◆ Objective
Repeat each record below exactly as given.

--- start of Dataset ---

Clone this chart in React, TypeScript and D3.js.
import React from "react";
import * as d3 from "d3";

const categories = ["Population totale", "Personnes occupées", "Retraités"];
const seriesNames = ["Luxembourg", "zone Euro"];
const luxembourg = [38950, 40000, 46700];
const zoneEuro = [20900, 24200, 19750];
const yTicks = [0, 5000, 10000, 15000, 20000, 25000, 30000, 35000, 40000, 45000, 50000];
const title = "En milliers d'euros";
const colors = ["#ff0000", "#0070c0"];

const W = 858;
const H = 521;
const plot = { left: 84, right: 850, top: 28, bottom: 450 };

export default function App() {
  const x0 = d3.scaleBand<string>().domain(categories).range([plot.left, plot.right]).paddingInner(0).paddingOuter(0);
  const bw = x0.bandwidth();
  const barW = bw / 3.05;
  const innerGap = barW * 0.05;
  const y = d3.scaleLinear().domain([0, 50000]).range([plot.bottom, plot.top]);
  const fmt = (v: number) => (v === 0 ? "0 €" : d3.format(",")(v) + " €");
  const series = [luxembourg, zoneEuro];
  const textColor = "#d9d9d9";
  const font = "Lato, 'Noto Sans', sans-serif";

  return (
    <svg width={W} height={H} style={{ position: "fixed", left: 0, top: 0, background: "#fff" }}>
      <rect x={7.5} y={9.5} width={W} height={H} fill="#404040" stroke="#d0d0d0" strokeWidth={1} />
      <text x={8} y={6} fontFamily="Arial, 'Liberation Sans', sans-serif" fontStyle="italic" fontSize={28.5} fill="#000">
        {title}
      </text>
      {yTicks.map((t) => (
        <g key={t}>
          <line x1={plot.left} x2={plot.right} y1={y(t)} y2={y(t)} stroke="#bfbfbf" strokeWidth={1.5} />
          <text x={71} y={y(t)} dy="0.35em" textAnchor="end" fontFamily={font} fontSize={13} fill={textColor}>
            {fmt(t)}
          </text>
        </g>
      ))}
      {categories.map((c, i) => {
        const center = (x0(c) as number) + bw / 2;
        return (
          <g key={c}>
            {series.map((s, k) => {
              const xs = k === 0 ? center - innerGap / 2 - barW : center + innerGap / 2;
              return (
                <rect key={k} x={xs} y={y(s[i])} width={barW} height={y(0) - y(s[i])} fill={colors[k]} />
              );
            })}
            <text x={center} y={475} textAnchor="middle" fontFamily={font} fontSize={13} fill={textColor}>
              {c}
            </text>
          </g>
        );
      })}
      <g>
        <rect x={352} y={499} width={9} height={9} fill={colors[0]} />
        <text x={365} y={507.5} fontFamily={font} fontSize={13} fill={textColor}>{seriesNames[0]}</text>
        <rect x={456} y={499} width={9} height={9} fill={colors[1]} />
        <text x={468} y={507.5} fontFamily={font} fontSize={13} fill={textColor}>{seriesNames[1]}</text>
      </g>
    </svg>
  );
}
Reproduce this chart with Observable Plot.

--- end of Dataset ---

◆ Answer for the task
Clone this chart in React, TypeScript and D3.js.
import React from "react";
import * as d3 from "d3";

const categories = ["Population totale", "Personnes occupées", "Retraités"];
const seriesNames = ["Luxembourg", "zone Euro"];
const luxembourg = [38950, 40000, 46700];
const zoneEuro = [20900, 24200, 19750];
const yTicks = [0, 5000, 10000, 15000, 20000, 25000, 30000, 35000, 40000, 45000, 50000];
const title = "En milliers d'euros";
const colors = ["#ff0000", "#0070c0"];

const W = 858;
const H = 521;
const plot = { left: 84, right: 850, top: 28, bottom: 450 };

export default function App() {
  const x0 = d3.scaleBand<string>().domain(categories).range([plot.left, plot.right]).paddingInner(0).paddingOuter(0);
  const bw = x0.bandwidth();
  const barW = bw / 3.05;
  const innerGap = barW * 0.05;
  const y = d3.scaleLinear().domain([0, 50000]).range([plot.bottom, plot.top]);
  const fmt = (v: number) => (v === 0 ? "0 €" : d3.format(",")(v) + " €");
  const series = [luxembourg, zoneEuro];
  const textColor = "#d9d9d9";
  const font = "Lato, 'Noto Sans', sans-serif";

  return (
    <svg width={W} height={H} style={{ position: "fixed", left: 0, top: 0, background: "#fff" }}>
      <rect x={7.5} y={9.5} width={W} height={H} fill="#404040" stroke="#d0d0d0" strokeWidth={1} />
      <text x={8} y={6} fontFamily="Arial, 'Liberation Sans', sans-serif" fontStyle="italic" fontSize={28.5} fill="#000">
        {title}
      </text>
      {yTicks.map((t) => (
        <g key={t}>
          <line x1={plot.left} x2={plot.right} y1={y(t)} y2={y(t)} stroke="#bfbfbf" strokeWidth={1.5} />
          <text x={71} y={y(t)} dy="0.35em" textAnchor="end" fontFamily={font} fontSize={13} fill={textColor}>
            {fmt(t)}
          </text>
        </g>
      ))}
      {categories.map((c, i) => {
        const center = (x0(c) as number) + bw / 2;
        return (
          <g key={c}>
            {series.map((s, k) => {
              const xs = k === 0 ? center - innerGap / 2 - barW : center + innerGap / 2;
              return (
                <rect key={k} x={xs} y={y(s[i])} width={barW} height={y(0) - y(s[i])} fill={colors[k]} />
              );
            })}
            <text x={center} y={475} textAnchor="middle" fontFamily={font} fontSize={13} fill={textColor}>
              {c}
            </text>
          </g>
        );
      })}
      <g>
        <rect x={352} y={499} width={9} height={9} fill={colors[0]} />
        <text x={365} y={507.5} fontFamily={font} fontSize={13} fill={textColor}>{seriesNames[0]}</text>
        <rect x={456} y={499} width={9} height={9} fill={colors[1]} />
        <text x={468} y={507.5} fontFamily={font} fontSize={13} fill={textColor}>{seriesNames[1]}</text>
      </g>
    </svg>
  );
}
Reproduce this chart with Observable Plot.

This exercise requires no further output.